* _Work to complete_: Find every line of the listing below where "draw" appears, and copy it.

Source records
■ ■ ■ ■ ■

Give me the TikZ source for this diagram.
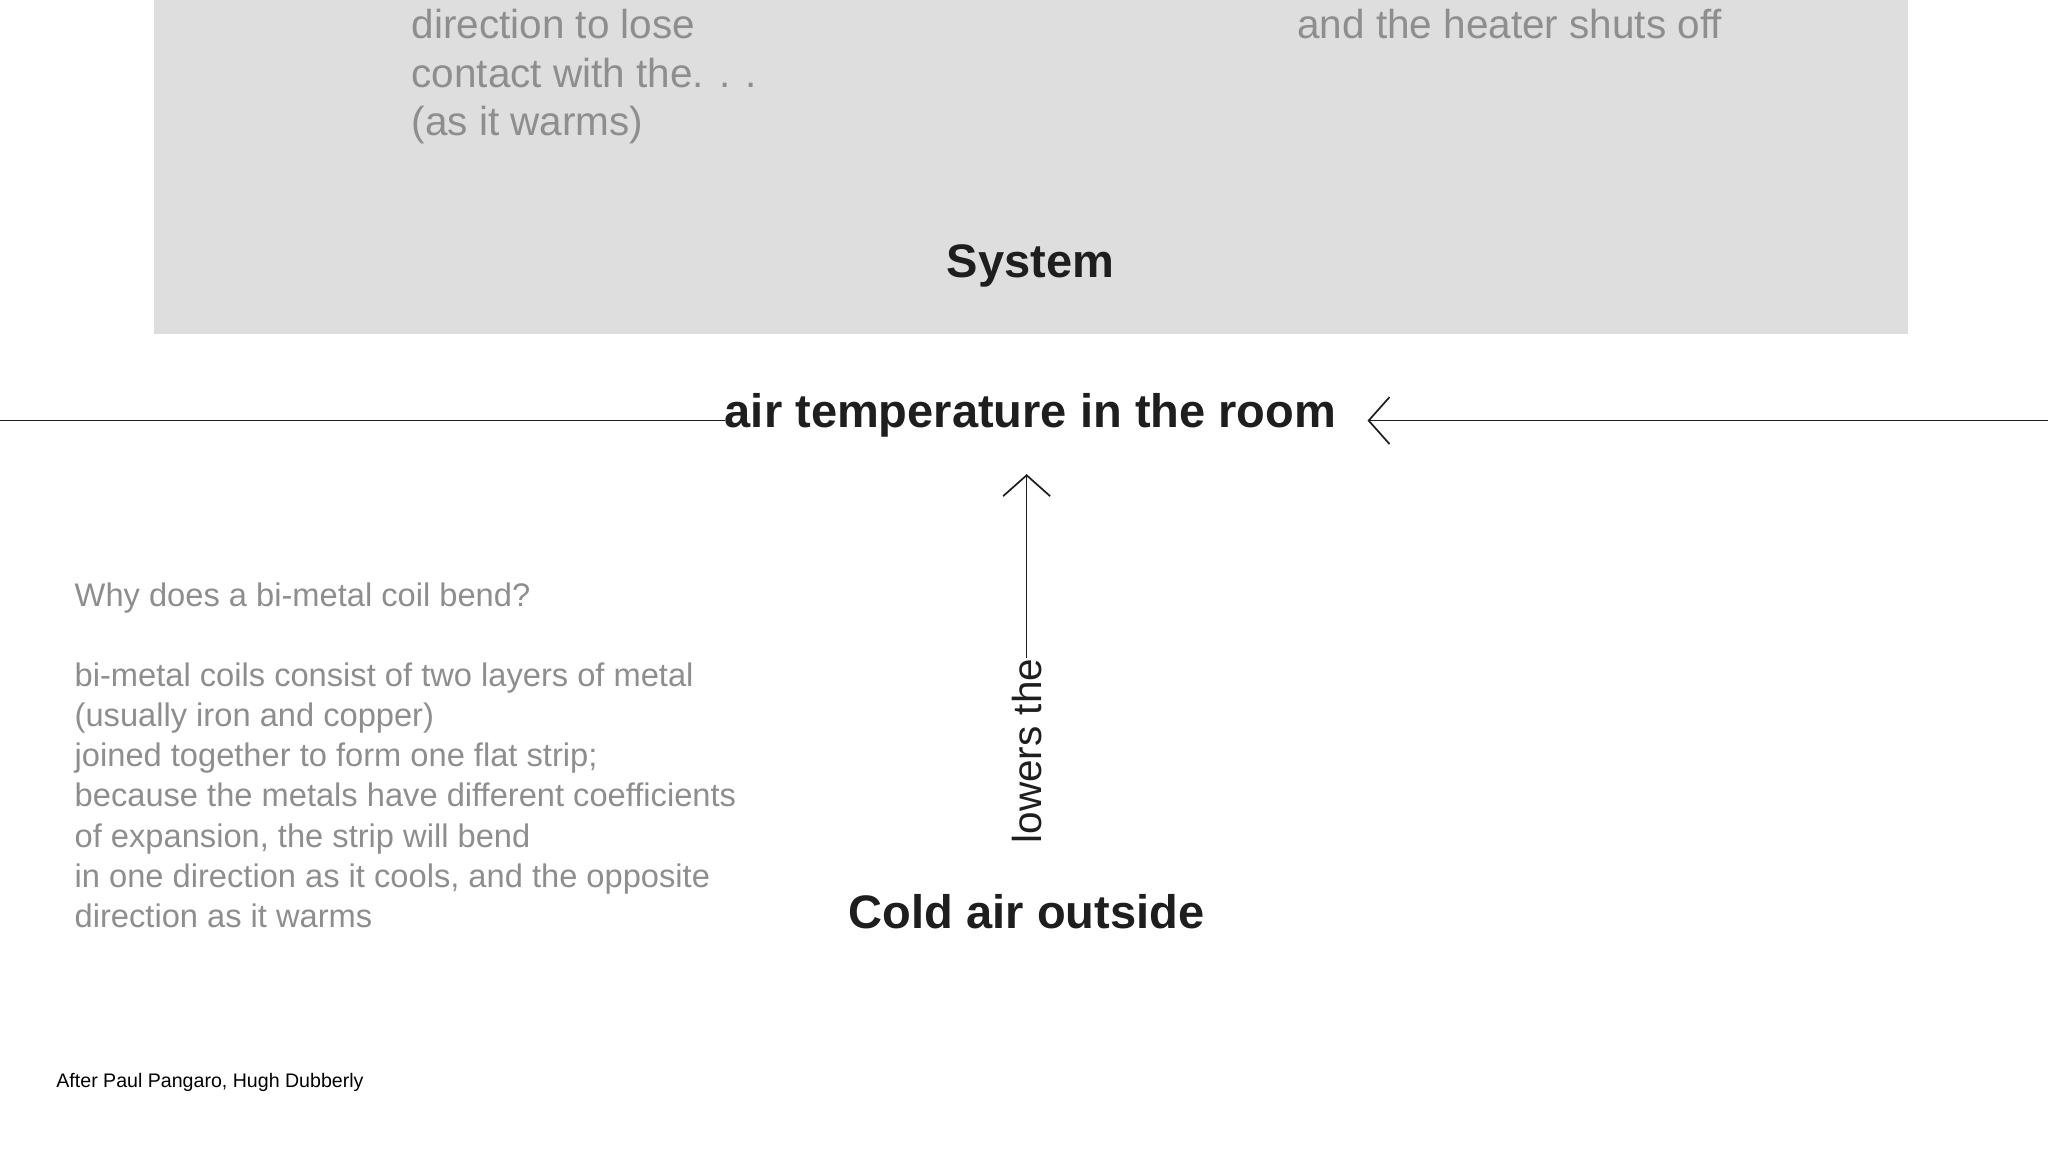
\documentclass[tikz,border=0pt]{standalone}
\usepackage{fontspec}
\setmainfont{Liberation Sans}
\usetikzlibrary{arrows.meta}
\definecolor{boxgray}{HTML}{DEDEDE}
\definecolor{txtgray}{HTML}{8E8E8E}
\definecolor{ink}{HTML}{1E1E1E}
\begin{document}
\begin{tikzpicture}[x=1pt,y=-1pt,
  title/.style={font=\fontsize{36}{40}\selectfont\bfseries, text=ink, inner sep=0pt},
  graybig/.style={font=\fontsize{31}{37}\selectfont, text=txtgray, inner sep=0pt, align=left, anchor=north west},
  graysmall/.style={font=\fontsize{25}{30.7}\selectfont, text=txtgray, inner sep=0pt, align=left, anchor=north west},
  conn/.style={line width=1.3pt, draw=ink},
  tip/.style={-{Straight Barb[length=16pt,width=36pt,line width=1.3pt]}}]
\useasboundingbox (0,0) rectangle (1568,882);
\fill[boxgray] (118,-5) rectangle (1461,256);
\node[graybig] (leftbox) at (315,7) {direction to lose\\contact with the. . .\\(as it warms)};
\node[graybig] (rightbox) at (993,7) {and the heater shuts off};
\node[title] (system) at (789,204) {System};
\node[title] (air) at (789,318) {air temperature in the room};
\coordinate (lend) at (0,322);
\coordinate (rend) at (1568,322);
\draw[conn] (lend) -- (air.west |- lend) ++(-12,0);
\draw[conn] (lend) -- (533,322);
\draw[conn,tip] (rend) -- (1047,322);
\node[title] (cold) at (786,698) {Cold air outside};
\node[font=\fontsize{31}{36}\selectfont, text=ink, rotate=90, inner sep=0pt] (lowers) at (786,575) {lowers the};
\draw[conn,tip] (lowers.east) -- (786,363);
\node[graysmall] (why) at (57,446) {Why does a bi-metal coil bend?\\[30.7pt]bi-metal coils consist of two layers of metal\\(usually iron and copper)\\joined together to form one flat strip;\\because the metals have different coefficients\\of expansion, the strip will bend\\in one direction as it cools, and the opposite\\direction as it warms};
\node[font=\fontsize{15}{18}\selectfont, text=black, inner sep=0pt, anchor=west] (credit) at (43,829) {After Paul Pangaro, Hugh Dubberly};
\end{tikzpicture}
\end{document}
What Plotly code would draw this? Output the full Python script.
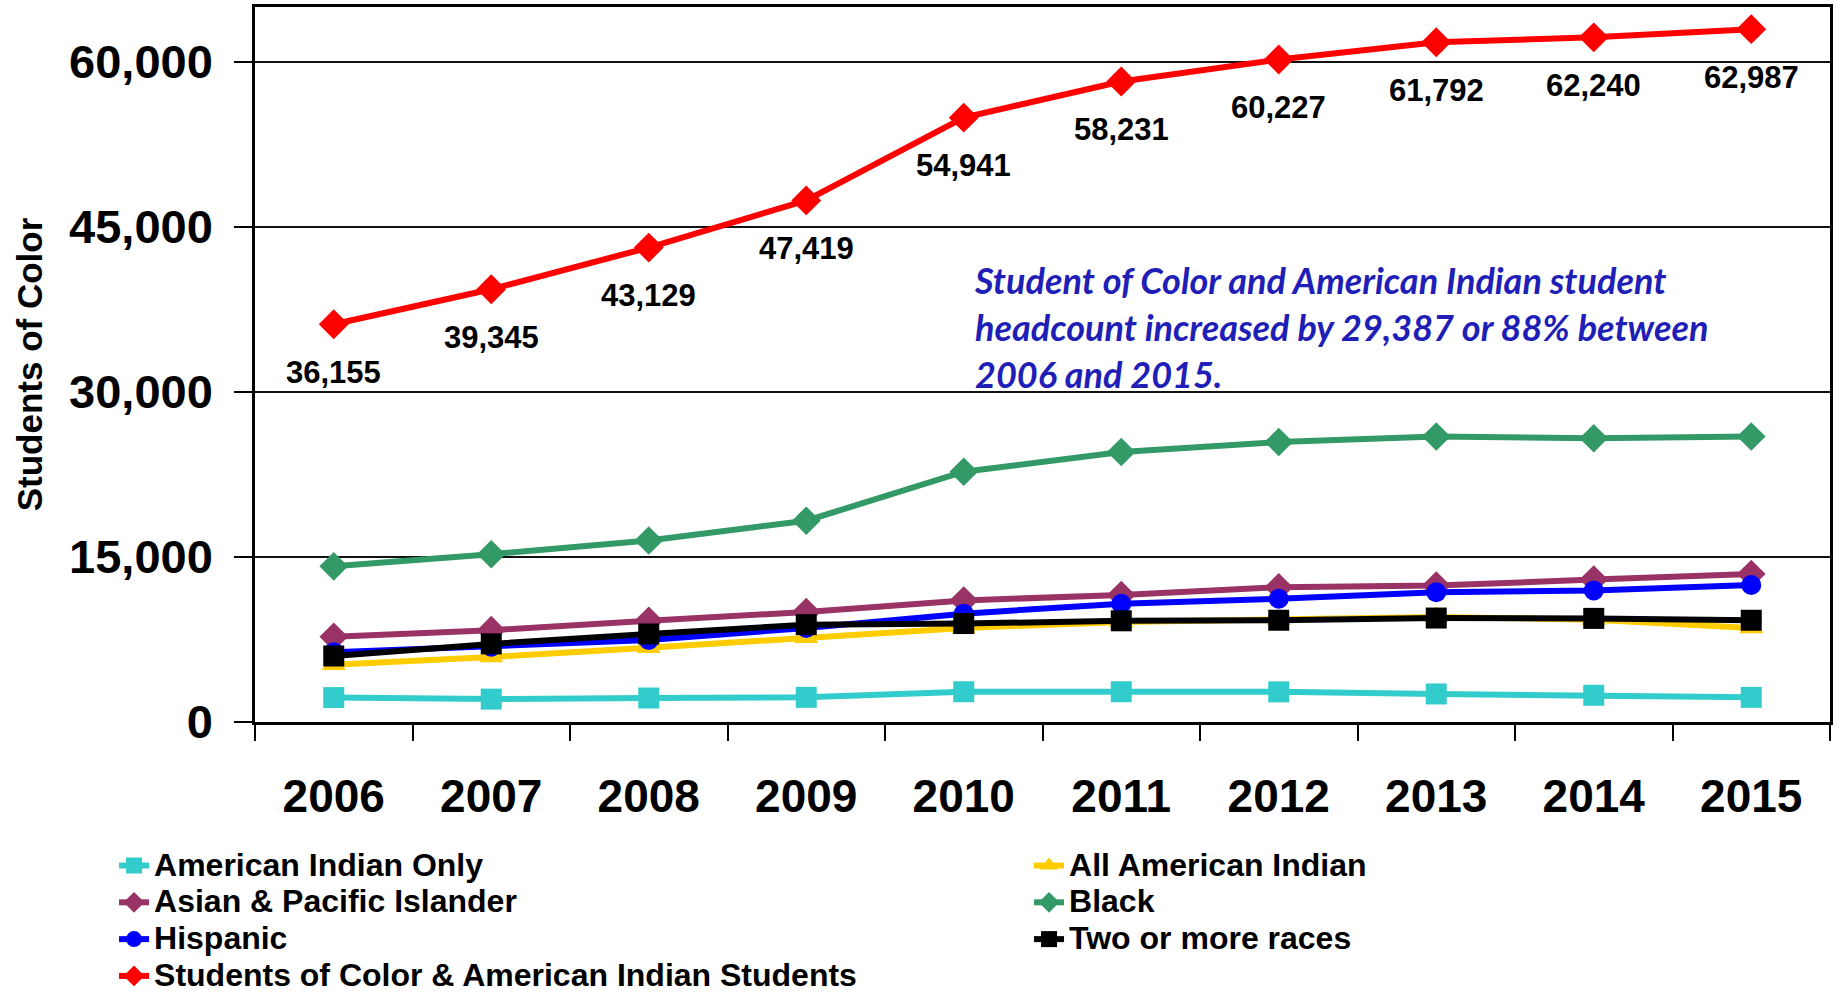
import plotly.graph_objects as go

# Headcount by group, fall terms 2006-2015
years = ["2006", "2007", "2008", "2009", "2010", "2011", "2012", "2013", "2014", "2015"]

american_indian_only = [2220, 2080, 2180, 2240, 2750, 2750, 2740, 2550, 2430, 2240]
all_american_indian = [5200, 5900, 6750, 7650, 8550, 9100, 9300, 9550, 9300, 8550]
asian_pacific = [7750, 8350, 9200, 10000, 11050, 11550, 12250, 12400, 12950, 13450]
black = [14150, 15250, 16500, 18300, 22750, 24550, 25450, 25950, 25800, 25950]
hispanic = [6350, 6850, 7450, 8550, 9850, 10750, 11200, 11800, 11950, 12450]
two_or_more = [6000, 7100, 8000, 8850, 8950, 9200, 9250, 9450, 9420, 9250]
students_of_color = [36155, 39345, 43129, 47419, 54941, 58231, 60227, 61792, 62240, 62987]

series = [
    ("American Indian Only", american_indian_only, "#33CCCC", "square", 21),
    ("All American Indian", all_american_indian, "#FFCC00", "triangle-up", 21),
    ("Asian & Pacific Islander", asian_pacific, "#993366", "diamond", 22),
    ("Black", black, "#339966", "diamond", 22),
    ("Hispanic", hispanic, "#0000FF", "circle", 20),
    ("Two or more races", two_or_more, "#000000", "square", 21),
    ("Students of Color & American Indian Students", students_of_color, "#FF0000", "diamond", 23),
]

FONT = "Liberation Sans, Arial, sans-serif"

fig = go.Figure()
for name, vals, color, symbol, size in series:
    fig.add_trace(go.Scatter(
        x=years, y=vals, name=f'<span style="font-size:32px">{name}</span>',
        mode="lines+markers",
        line=dict(color=color, width=6),
        marker=dict(symbol=symbol, size=size, color=color, line=dict(width=0)),
    ))

# value labels under the total series (category index on the x axis)
for i, v in enumerate(students_of_color):
    fig.add_annotation(
        x=i, y=v, text=f"{v:,}", showarrow=False, xanchor="center", yanchor="middle",
        yshift=-48, font=dict(family=FONT, size=31, color="black", weight="bold"),
    )

fig.add_annotation(
    xref="paper", yref="paper", x=0.455, y=0.552, xanchor="left", yanchor="middle",
    align="left", showarrow=False,
    text="Student of Color and American Indian student<br>"
         "headcount increased by 29,387 or 88% between<br>"
         "2006 and 2015.",
    font=dict(family="Lato, Open Sans, sans-serif", size=36, color="#1F1FB8",
              weight="bold", style="italic"),
)

fig.update_xaxes(
    type="category", range=[-0.5, 9.5], tickson="boundaries",
    ticks="outside", ticklen=16, tickwidth=2, tickcolor="black",
    showline=True, linecolor="black", linewidth=3, mirror=True,
    showgrid=False, ticklabelstandoff=32,
    tickfont=dict(family=FONT, size=46, color="black", weight="bold"),
)
fig.update_yaxes(
    range=[0, 65000], tick0=0, dtick=15000, tickformat=",",
    ticks="outside", ticklen=18, tickwidth=2, tickcolor="black",
    showline=True, linecolor="black", linewidth=2.5, mirror=True,
    showgrid=True, gridcolor="#111111", gridwidth=2, zeroline=False,
    ticklabelstandoff=12,
    tickfont=dict(family=FONT, size=47, color="black", weight="bold"),
    title=dict(text="Students of Color", standoff=16,
               font=dict(family=FONT, size=35, color="black", weight="bold")),
)

fig.update_layout(
    width=1839, height=993,
    margin=dict(l=255, r=9, t=7, b=271, autoexpand=False),
    paper_bgcolor="white", plot_bgcolor="white",
    showlegend=True,
    legend=dict(
        orientation="h", x=-0.0895, xanchor="left", y=-0.168, yanchor="top",
        entrywidth=870, entrywidthmode="pixels", itemsizing="trace",
        font=dict(family=FONT, size=26, color="black", weight="bold"),
        bgcolor="rgba(0,0,0,0)", borderwidth=0, traceorder="normal",
    ),
)

fig.write_html("out.html")
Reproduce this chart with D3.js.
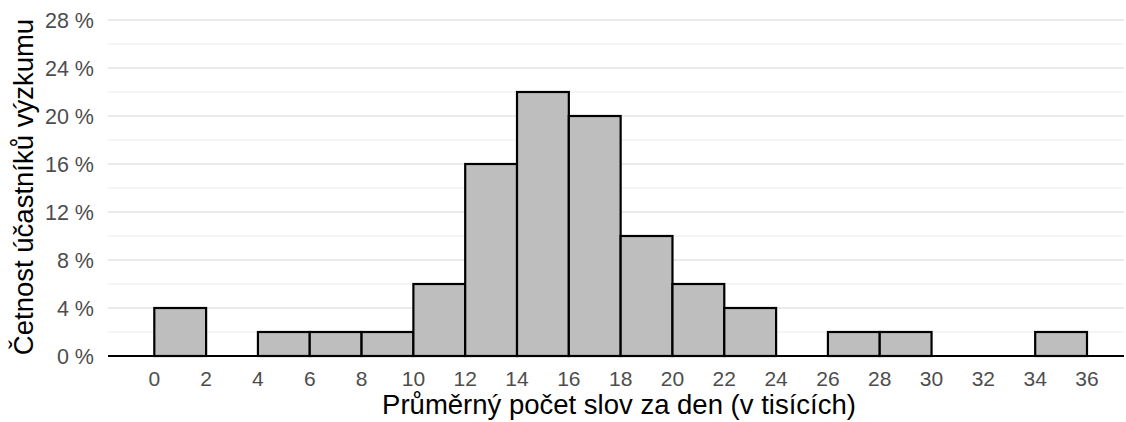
<!DOCTYPE html>
<html><head><meta charset="utf-8">
<script src="https://cdn.jsdelivr.net/npm/d3@7"></script>
<style>
html,body{margin:0;padding:0;background:#fff;}
svg{display:block;font-family:"Liberation Sans",Arial,sans-serif;}
</style></head>
<body>
<svg id="chart" width="1126" height="422"></svg>
<script>
const binStarts = [0,2,4,6,8,10,12,14,16,18,20,22,24,26,28,30,32,34];
const binWidth = 2;
const percents = [4,0,2,2,2,6,16,22,20,10,6,4,0,2,2,0,0,2];
const xTicks = [0,2,4,6,8,10,12,14,16,18,20,22,24,26,28,30,32,34,36];
const yTicks = [0,4,8,12,16,20,24,28];
const yMinor = [2,6,10,14,18,22,26];
const xTitle = "Průměrný počet slov za den (v tisících)";
const yTitle = "Četnost účastníků výzkumu";

const svg = d3.select("#chart");
const plotLeft = 108, plotRight = 1124;
const x = d3.scaleLinear().domain([0,36]).range([154.3,1087]);
const y = d3.scaleLinear().domain([0,28]).range([356,20]);

// minor gridlines
svg.append("g").selectAll("line").data(yMinor).join("line")
  .attr("x1",plotLeft).attr("x2",plotRight)
  .attr("y1",d=>y(d)).attr("y2",d=>y(d))
  .attr("stroke","#ebebeb").attr("stroke-width",1);
// major gridlines
svg.append("g").selectAll("line").data(yTicks.filter(d=>d>0)).join("line")
  .attr("x1",plotLeft).attr("x2",plotRight)
  .attr("y1",d=>y(d)).attr("y2",d=>y(d))
  .attr("stroke","#ebebeb").attr("stroke-width",2);

// bars
const data = binStarts.map((s,i)=>({s, v:percents[i]})).filter(d=>d.v>0);
svg.append("g").selectAll("rect").data(data).join("rect")
  .attr("x",d=>x(d.s)).attr("width",d=>x(d.s+binWidth)-x(d.s))
  .attr("y",d=>y(d.v)).attr("height",d=>y(0)-y(d.v))
  .attr("fill","#bebebe").attr("stroke","#000").attr("stroke-width",2.2);

// x axis line
svg.append("line").attr("x1",plotLeft).attr("x2",plotRight)
  .attr("y1",y(0)).attr("y2",y(0)).attr("stroke","#000").attr("stroke-width",2.2);

// y tick labels
svg.append("g").selectAll("text").data(yTicks).join("text")
  .attr("x",94).attr("y",d=>y(d)).attr("dy","0.36em")
  .attr("text-anchor","end").attr("font-size",21.5).attr("fill","#4d4d4d")
  .text(d=>d+" %");

// x tick labels
svg.append("g").selectAll("text").data(xTicks).join("text")
  .attr("x",d=>x(d)).attr("y",386)
  .attr("text-anchor","middle").attr("font-size",21).attr("fill","#4d4d4d")
  .text(d=>d);

// titles
svg.append("text").attr("x",619).attr("y",414)
  .attr("text-anchor","middle").attr("font-size",27.5).attr("fill","#000").text(xTitle);
svg.append("text").attr("transform","translate(33,187) rotate(-90)")
  .attr("text-anchor","middle").attr("font-size",27.5).attr("fill","#000").text(yTitle);
</script>
</body></html>
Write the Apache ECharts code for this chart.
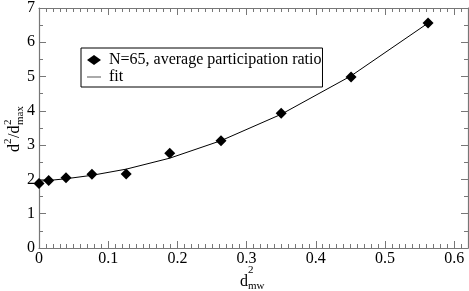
<!DOCTYPE html>
<html><head><meta charset="utf-8">
<script src="https://cdn.jsdelivr.net/npm/echarts@6/dist/echarts.min.js"></script>
<style>html,body{margin:0;padding:0;background:#fff}#c{width:469px;height:291px}</style>
</head><body><div id="c"></div>
<script>
var xValues = [0.0, 0.014, 0.039, 0.0765, 0.126, 0.189, 0.263, 0.350, 0.451, 0.5623];
var yValues = [1.88, 1.97, 2.05, 2.15, 2.16, 2.76, 3.13, 3.93, 4.99, 6.56];
var fitX = [0.0, 0.014, 0.039, 0.0765, 0.126, 0.189, 0.263, 0.350, 0.451, 0.5623];
var fitY = [1.95, 1.97, 2.02, 2.12, 2.30, 2.62, 3.13, 3.90, 5.02, 6.56];
var xTicks = [0, 0.1, 0.2, 0.3, 0.4, 0.5, 0.6];
var yTicks = [0, 1, 2, 3, 4, 5, 6, 7];
var seriesNames = ['N=65, average participation ratio', 'fit'];

var FONT = "'Liberation Serif','Times New Roman',serif";
var AX = '#777';
function pairs(xs, ys){ return xs.map(function(x,i){ return [x, ys[i]]; }); }
function txt(t, x, y, size){
  return {type:'text', x:x, y:y, style:{text:t, font:size+'px '+FONT, fill:'#000', verticalAlign:'bottom', align:'left'}};
}

var chart = echarts.init(document.getElementById('c'), null, {renderer:'canvas'});
var common = {
  axisLine:{show:true, onZero:false, lineStyle:{color:AX, width:1.2}},
  splitLine:{show:false}
};
chart.setOption({
  animation:false,
  backgroundColor:'#fff',
  grid:{left:39, right:1, top:5, bottom:43},
  xAxis:[
    Object.assign({type:'value', min:0, max:0.62, interval:0.1, position:'bottom',
      axisTick:{inside:true, length:7, lineStyle:{color:AX}},
      minorTick:{show:true, splitNumber:10, length:4, lineStyle:{color:AX}},
      axisLabel:{fontFamily:FONT, fontSize:16, color:'#000', margin:3, showMaxLabel:false,
        formatter:function(v){ return xTicks.indexOf(Math.round(v*10)/10) >= 0 ? String(Math.round(v*10)/10) : ''; }}
    }, common),
    Object.assign({type:'value', min:0, max:0.62, interval:0.1, position:'top',
      axisTick:{inside:true, length:7, lineStyle:{color:AX}},
      minorTick:{show:true, splitNumber:10, length:4, lineStyle:{color:AX}},
      axisLabel:{show:false}
    }, common)
  ],
  yAxis:[
    Object.assign({type:'value', min:0, max:7, interval:1, position:'left',
      axisTick:{inside:true, length:7, lineStyle:{color:AX}},
      minorTick:{show:true, splitNumber:2, length:4, lineStyle:{color:AX}},
      axisLabel:{fontFamily:FONT, fontSize:16, color:'#000', margin:4,
        formatter:function(v){ return yTicks.indexOf(v) >= 0 ? String(v) : ''; }}
    }, common),
    Object.assign({type:'value', min:0, max:7, interval:1, position:'right',
      axisTick:{inside:true, length:7, lineStyle:{color:AX}},
      minorTick:{show:true, splitNumber:2, length:4, lineStyle:{color:AX}},
      axisLabel:{show:false}
    }, common)
  ],
  legend:{
    left:81, top:48, orient:'vertical',
    backgroundColor:'#fff', borderColor:'#000', borderWidth:1,
    padding:[4,1,2,6], itemGap:1, itemWidth:14, itemHeight:10,
    textStyle:{fontFamily:FONT, fontSize:16, color:'#000', lineHeight:16, padding:[0,0,0,3]},
    data:[
      {name:seriesNames[0], icon:'diamond', itemStyle:{color:'#000', opacity:1}},
      {name:seriesNames[1], icon:'path://M0,0L14,0L14,1L0,1Z', itemStyle:{color:'#555', opacity:1}}
    ]
  },
  series:[
    {name:seriesNames[1], type:'line', data:pairs(fitX, fitY), symbol:'none', showSymbol:false, smooth:false,
      lineStyle:{color:'#000', width:1}, itemStyle:{color:'#000'}, z:2},
    {name:seriesNames[0], type:'scatter', data:pairs(xValues, yValues), symbol:'diamond', symbolSize:11,
      itemStyle:{color:'#000', opacity:1}, z:3}
  ],
  graphic:[
    {type:'group', x:19, y:152, rotation:Math.PI/2, children:[
      txt('d', 0, 3.5, 16),
      txt('2', 8, -5.6, 11),
      txt('/d', 14, 3.5, 16),
      txt('2', 27, -5.6, 11),
      txt('max', 27, 6.4, 11)
    ]},
    {type:'group', x:240, y:286, children:[
      txt('d', 0, 3.5, 16),
      txt('2', 8, -10.6, 11),
      txt('mw', 8, 5.4, 11)
    ]}
  ]
});
</script></body></html>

■ ■ ■ ■ ■

* _Answer to the problem_:
  conn/.style={line width=1.3pt, draw=ink},
\draw[conn] (lend) -- (air.west |- lend) ++(-12,0);
\draw[conn] (lend) -- (533,322);
\draw[conn,tip] (rend) -- (1047,322);
\draw[conn,tip] (lowers.east) -- (786,363);
What Plotly code would draw this? Output the full Python script.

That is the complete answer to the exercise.